- GIVEN INFORMATION:
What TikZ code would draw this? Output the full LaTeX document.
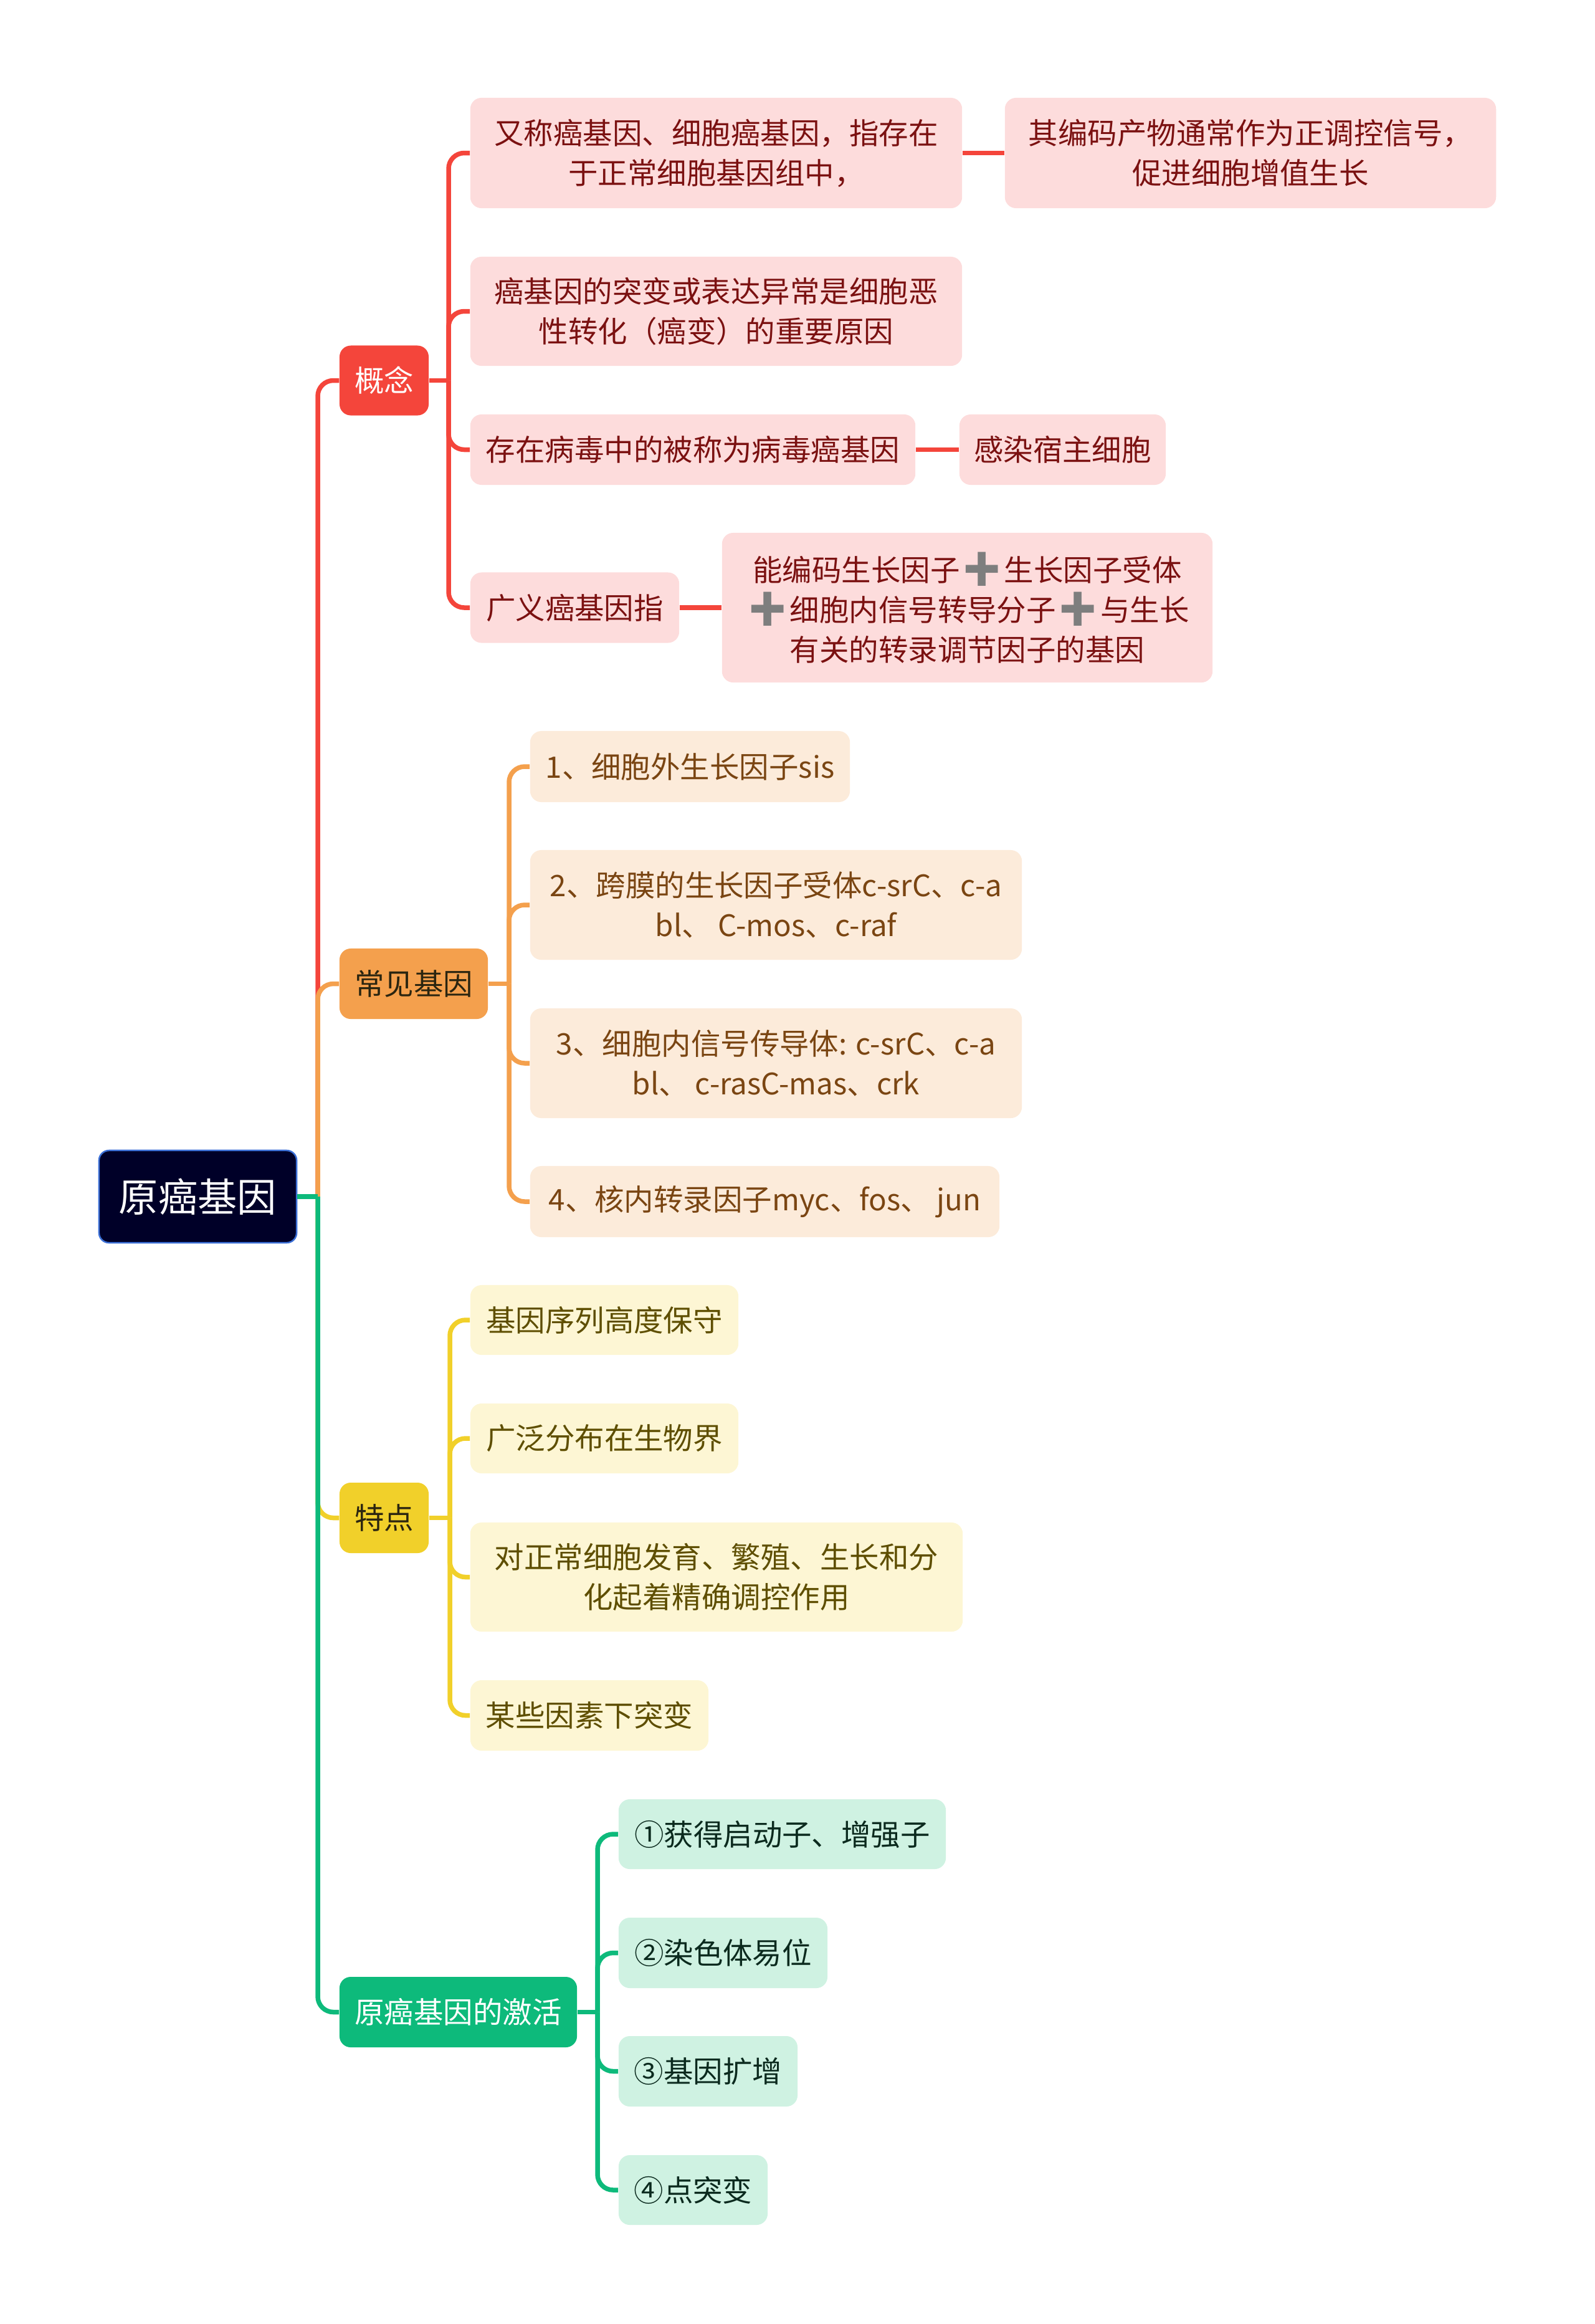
\documentclass[tikz,border=0pt]{standalone}
\usepackage{fontspec}
\setmainfont{Noto Sans CJK SC}
\newfontfamily\emojifont{Noto Emoji}
\definecolor{cred}{HTML}{F4453B}
\definecolor{credfill}{HTML}{FDDCDC}
\definecolor{credtext}{HTML}{7B1111}
\definecolor{cora}{HTML}{F4A04D}
\definecolor{corafill}{HTML}{FCEBDA}
\definecolor{coratext}{HTML}{7A4512}
\definecolor{cyel}{HTML}{F1D02A}
\definecolor{cyelfill}{HTML}{FDF6D4}
\definecolor{cyeltext}{HTML}{5E4E00}
\definecolor{cgrn}{HTML}{0DBA7B}
\definecolor{cgrnfill}{HTML}{CFF2E2}
\definecolor{cgrntext}{HTML}{0B2A1E}
\definecolor{crootfill}{HTML}{000028}
\definecolor{crootline}{HTML}{3B6FD6}
\definecolor{cdark}{HTML}{2B2510}
\definecolor{plusgray}{HTML}{7E7E7E}
\newcommand\plusmark{{\emojifont\fontsize{16pt}{18.2pt}\selectfont\color{plusgray}➕}}
\begin{document}
\begin{tikzpicture}[x=0.01cm,y=-0.01cm,
  box/.style={rectangle, rounded corners=0.18cm, inner sep=0pt, align=center,
    font=\fontsize{13.5pt}{18.2pt}\selectfont},
  rootbox/.style={rectangle, rounded corners=0.16cm, inner sep=0pt, align=center,
    fill=crootfill, draw=crootline, line width=0.025cm, text=white,
    font=\fontsize{18pt}{22pt}\selectfont},
  redA/.style={box, fill=cred, text=white},
  redB/.style={box, fill=credfill, text=credtext},
  oraA/.style={box, fill=cora, text=cdark},
  oraB/.style={box, fill=corafill, text=coratext},
  yelA/.style={box, fill=cyel, text=cdark},
  yelB/.style={box, fill=cyelfill, text=cyeltext},
  grnA/.style={box, fill=cgrn, text=white},
  grnB/.style={box, fill=cgrnfill, text=cgrntext},
  rl/.style={draw=cred, line width=0.075cm},
  ol/.style={draw=cora, line width=0.075cm},
  yl/.style={draw=cyel, line width=0.075cm},
  gl/.style={draw=cgrn, line width=0.075cm},
  rc/.style={rounded corners=0.25cm}
]
\useasboundingbox (0,0) rectangle (2560,3729);

% trunk coordinates
\coordinate (t0) at (510,0);
\coordinate (t1) at (720,0);
\coordinate (t2) at (817,0);
\coordinate (t3) at (722,0);
\coordinate (t4) at (959,0);

% root
\node[rootbox, minimum width=3.17cm, minimum height=1.48cm] (root) at (317.5,1920) {原癌基因};

% level 1
\node[redA, minimum width=1.43cm, minimum height=1.12cm] (gn) at (616.5,610.5) {概念};
\node[oraA, minimum width=2.38cm, minimum height=1.13cm] (cj) at (664,1578.5) {常见基因};
\node[yelA, minimum width=1.43cm, minimum height=1.13cm] (td) at (616.5,2435.5) {特点};
\node[grnA, minimum width=3.81cm, minimum height=1.13cm] (jh) at (735.5,3228.5) {原癌基因的激活};

% 概念 children
\node[redB, minimum width=7.89cm, minimum height=1.77cm] (c1) at (1149.5,245.5) {又称癌基因、细胞癌基因，指存在\\于正常细胞基因组中，};
\node[redB, minimum width=7.88cm, minimum height=1.77cm] (c1a) at (2007,245.5) {其编码产物通常作为正调控信号，\\促进细胞增值生长};
\node[redB, minimum width=7.89cm, minimum height=1.75cm] (c2) at (1149.5,499.5) {癌基因的突变或表达异常是细胞恶\\性转化（癌变）的重要原因};
\node[redB, minimum width=7.14cm, minimum height=1.13cm] (c3) at (1112,721.5) {存在病毒中的被称为病毒癌基因};
\node[redB, minimum width=3.31cm, minimum height=1.13cm] (c3a) at (1705.5,721.5) {感染宿主细胞};
\node[redB, minimum width=3.35cm, minimum height=1.13cm] (c4) at (922.5,975) {广义癌基因指};
\node[redB, minimum width=7.87cm, minimum height=2.40cm] (c4a) at (1552.5,975) {能编码生长因子\plusmark 生长因子受体\\\plusmark 细胞内信号转导分子\plusmark 与生长\\有关的转录调节因子的基因};

% 常见基因 children
\node[oraB, minimum width=5.13cm, minimum height=1.14cm] (o1) at (1107.5,1230) {1、细胞外生长因子sis};
\node[oraB, minimum width=7.89cm, minimum height=1.76cm] (o2) at (1245.5,1452) {2、跨膜的生长因子受体c-srC、c-a\\bl、 C-mos、c-raf};
\node[oraB, minimum width=7.89cm, minimum height=1.76cm] (o3) at (1245.5,1706) {3、细胞内信号传导体: c-srC、c-a\\bl、 c-rasC-mas、crk};
\node[oraB, minimum width=7.53cm, minimum height=1.14cm] (o4) at (1227.5,1928) {4、核内转录因子myc、fos、 jun};

% 特点 children
\node[yelB, minimum width=4.30cm, minimum height=1.12cm] (y1) at (970,2118) {基因序列高度保守};
\node[yelB, minimum width=4.30cm, minimum height=1.12cm] (y2) at (970,2308) {广泛分布在生物界};
\node[yelB, minimum width=7.90cm, minimum height=1.75cm] (y3) at (1150,2530.5) {对正常细胞发育、繁殖、生长和分\\化起着精确调控作用};
\node[yelB, minimum width=3.82cm, minimum height=1.13cm] (y4) at (946,2752.5) {某些因素下突变};

% 激活 children
\node[grnB, minimum width=5.25cm, minimum height=1.12cm] (g1) at (1255.5,2943) {①获得启动子、增强子};
\node[grnB, minimum width=3.35cm, minimum height=1.13cm] (g2) at (1160.5,3133.5) {②染色体易位};
\node[grnB, minimum width=2.87cm, minimum height=1.13cm] (g3) at (1136.5,3323.5) {③基因扩增};
\node[grnB, minimum width=2.39cm, minimum height=1.12cm] (g4) at (1112.5,3514) {④点突变};

% root connectors
\draw[rl] (root.east) -- (root.east -| t0);
\draw[rl,rc] (root.east -| t0) |- (gn.west);
\draw[yl] (root.east) -- (root.east -| t0);
\draw[yl,rc] (root.east -| t0) |- (td.west);
\draw[ol] (root.east) -- (root.east -| t0);
\draw[ol,rc] (root.east -| t0) |- (cj.west);
\draw[gl] (root.east) -- (root.east -| t0);
\draw[gl,rc] (root.east -| t0) |- (jh.west);

% 概念 connectors
\draw[rl] (gn.east) -- (gn.east -| t1);
\foreach \c in {c1,c2,c3,c4} {\draw[rl,rc] (gn.east -| t1) |- (\c.west);}
\draw[rl] (c1.east) -- (c1a.west);
\draw[rl] (c3.east) -- (c3a.west);
\draw[rl] (c4.east) -- (c4a.west);

% 常见基因 connectors
\draw[ol] (cj.east) -- (cj.east -| t2);
\foreach \c in {o1,o2,o3,o4} {\draw[ol,rc] (cj.east -| t2) |- (\c.west);}

% 特点 connectors
\draw[yl] (td.east) -- (td.east -| t3);
\foreach \c in {y1,y2,y3,y4} {\draw[yl,rc] (td.east -| t3) |- (\c.west);}

% 激活 connectors
\draw[gl] (jh.east) -- (jh.east -| t4);
\foreach \c in {g1,g2,g3,g4} {\draw[gl,rc] (jh.east -| t4) |- (\c.west);}
\end{tikzpicture}
\end{document}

- YOUR OBJECTIVE: Transcribe the material exactly, leaving every picture out.

- ANSWER TO THE EXERCISE:
What TikZ code would draw this? Output the full LaTeX document.
\documentclass[tikz,border=0pt]{standalone}
\usepackage{fontspec}
\setmainfont{Noto Sans CJK SC}
\newfontfamily\emojifont{Noto Emoji}
\definecolor{cred}{HTML}{F4453B}
\definecolor{credfill}{HTML}{FDDCDC}
\definecolor{credtext}{HTML}{7B1111}
\definecolor{cora}{HTML}{F4A04D}
\definecolor{corafill}{HTML}{FCEBDA}
\definecolor{coratext}{HTML}{7A4512}
\definecolor{cyel}{HTML}{F1D02A}
\definecolor{cyelfill}{HTML}{FDF6D4}
\definecolor{cyeltext}{HTML}{5E4E00}
\definecolor{cgrn}{HTML}{0DBA7B}
\definecolor{cgrnfill}{HTML}{CFF2E2}
\definecolor{cgrntext}{HTML}{0B2A1E}
\definecolor{crootfill}{HTML}{000028}
\definecolor{crootline}{HTML}{3B6FD6}
\definecolor{cdark}{HTML}{2B2510}
\definecolor{plusgray}{HTML}{7E7E7E}
\newcommand\plusmark{{\emojifont\fontsize{16pt}{18.2pt}\selectfont\color{plusgray}➕}}
\begin{document}
\begin{tikzpicture}[x=0.01cm,y=-0.01cm,
  box/.style={rectangle, rounded corners=0.18cm, inner sep=0pt, align=center,
    font=\fontsize{13.5pt}{18.2pt}\selectfont},
  rootbox/.style={rectangle, rounded corners=0.16cm, inner sep=0pt, align=center,
    fill=crootfill, draw=crootline, line width=0.025cm, text=white,
    font=\fontsize{18pt}{22pt}\selectfont},
  redA/.style={box, fill=cred, text=white},
  redB/.style={box, fill=credfill, text=credtext},
  oraA/.style={box, fill=cora, text=cdark},
  oraB/.style={box, fill=corafill, text=coratext},
  yelA/.style={box, fill=cyel, text=cdark},
  yelB/.style={box, fill=cyelfill, text=cyeltext},
  grnA/.style={box, fill=cgrn, text=white},
  grnB/.style={box, fill=cgrnfill, text=cgrntext},
  rl/.style={draw=cred, line width=0.075cm},
  ol/.style={draw=cora, line width=0.075cm},
  yl/.style={draw=cyel, line width=0.075cm},
  gl/.style={draw=cgrn, line width=0.075cm},
  rc/.style={rounded corners=0.25cm}
]
\useasboundingbox (0,0) rectangle (2560,3729);

% trunk coordinates
\coordinate (t0) at (510,0);
\coordinate (t1) at (720,0);
\coordinate (t2) at (817,0);
\coordinate (t3) at (722,0);
\coordinate (t4) at (959,0);

% root
\node[rootbox, minimum width=3.17cm, minimum height=1.48cm] (root) at (317.5,1920) {原癌基因};

% level 1
\node[redA, minimum width=1.43cm, minimum height=1.12cm] (gn) at (616.5,610.5) {概念};
\node[oraA, minimum width=2.38cm, minimum height=1.13cm] (cj) at (664,1578.5) {常见基因};
\node[yelA, minimum width=1.43cm, minimum height=1.13cm] (td) at (616.5,2435.5) {特点};
\node[grnA, minimum width=3.81cm, minimum height=1.13cm] (jh) at (735.5,3228.5) {原癌基因的激活};

% 概念 children
\node[redB, minimum width=7.89cm, minimum height=1.77cm] (c1) at (1149.5,245.5) {又称癌基因、细胞癌基因，指存在\\于正常细胞基因组中，};
\node[redB, minimum width=7.88cm, minimum height=1.77cm] (c1a) at (2007,245.5) {其编码产物通常作为正调控信号，\\促进细胞增值生长};
\node[redB, minimum width=7.89cm, minimum height=1.75cm] (c2) at (1149.5,499.5) {癌基因的突变或表达异常是细胞恶\\性转化（癌变）的重要原因};
\node[redB, minimum width=7.14cm, minimum height=1.13cm] (c3) at (1112,721.5) {存在病毒中的被称为病毒癌基因};
\node[redB, minimum width=3.31cm, minimum height=1.13cm] (c3a) at (1705.5,721.5) {感染宿主细胞};
\node[redB, minimum width=3.35cm, minimum height=1.13cm] (c4) at (922.5,975) {广义癌基因指};
\node[redB, minimum width=7.87cm, minimum height=2.40cm] (c4a) at (1552.5,975) {能编码生长因子\plusmark 生长因子受体\\\plusmark 细胞内信号转导分子\plusmark 与生长\\有关的转录调节因子的基因};

% 常见基因 children
\node[oraB, minimum width=5.13cm, minimum height=1.14cm] (o1) at (1107.5,1230) {1、细胞外生长因子sis};
\node[oraB, minimum width=7.89cm, minimum height=1.76cm] (o2) at (1245.5,1452) {2、跨膜的生长因子受体c-srC、c-a\\bl、 C-mos、c-raf};
\node[oraB, minimum width=7.89cm, minimum height=1.76cm] (o3) at (1245.5,1706) {3、细胞内信号传导体: c-srC、c-a\\bl、 c-rasC-mas、crk};
\node[oraB, minimum width=7.53cm, minimum height=1.14cm] (o4) at (1227.5,1928) {4、核内转录因子myc、fos、 jun};

% 特点 children
\node[yelB, minimum width=4.30cm, minimum height=1.12cm] (y1) at (970,2118) {基因序列高度保守};
\node[yelB, minimum width=4.30cm, minimum height=1.12cm] (y2) at (970,2308) {广泛分布在生物界};
\node[yelB, minimum width=7.90cm, minimum height=1.75cm] (y3) at (1150,2530.5) {对正常细胞发育、繁殖、生长和分\\化起着精确调控作用};
\node[yelB, minimum width=3.82cm, minimum height=1.13cm] (y4) at (946,2752.5) {某些因素下突变};

% 激活 children
\node[grnB, minimum width=5.25cm, minimum height=1.12cm] (g1) at (1255.5,2943) {①获得启动子、增强子};
\node[grnB, minimum width=3.35cm, minimum height=1.13cm] (g2) at (1160.5,3133.5) {②染色体易位};
\node[grnB, minimum width=2.87cm, minimum height=1.13cm] (g3) at (1136.5,3323.5) {③基因扩增};
\node[grnB, minimum width=2.39cm, minimum height=1.12cm] (g4) at (1112.5,3514) {④点突变};

% root connectors
\draw[rl] (root.east) -- (root.east -| t0);
\draw[rl,rc] (root.east -| t0) |- (gn.west);
\draw[yl] (root.east) -- (root.east -| t0);
\draw[yl,rc] (root.east -| t0) |- (td.west);
\draw[ol] (root.east) -- (root.east -| t0);
\draw[ol,rc] (root.east -| t0) |- (cj.west);
\draw[gl] (root.east) -- (root.east -| t0);
\draw[gl,rc] (root.east -| t0) |- (jh.west);

% 概念 connectors
\draw[rl] (gn.east) -- (gn.east -| t1);
\foreach \c in {c1,c2,c3,c4} {\draw[rl,rc] (gn.east -| t1) |- (\c.west);}
\draw[rl] (c1.east) -- (c1a.west);
\draw[rl] (c3.east) -- (c3a.west);
\draw[rl] (c4.east) -- (c4a.west);

% 常见基因 connectors
\draw[ol] (cj.east) -- (cj.east -| t2);
\foreach \c in {o1,o2,o3,o4} {\draw[ol,rc] (cj.east -| t2) |- (\c.west);}

% 特点 connectors
\draw[yl] (td.east) -- (td.east -| t3);
\foreach \c in {y1,y2,y3,y4} {\draw[yl,rc] (td.east -| t3) |- (\c.west);}

% 激活 connectors
\draw[gl] (jh.east) -- (jh.east -| t4);
\foreach \c in {g1,g2,g3,g4} {\draw[gl,rc] (jh.east -| t4) |- (\c.west);}
\end{tikzpicture}
\end{document}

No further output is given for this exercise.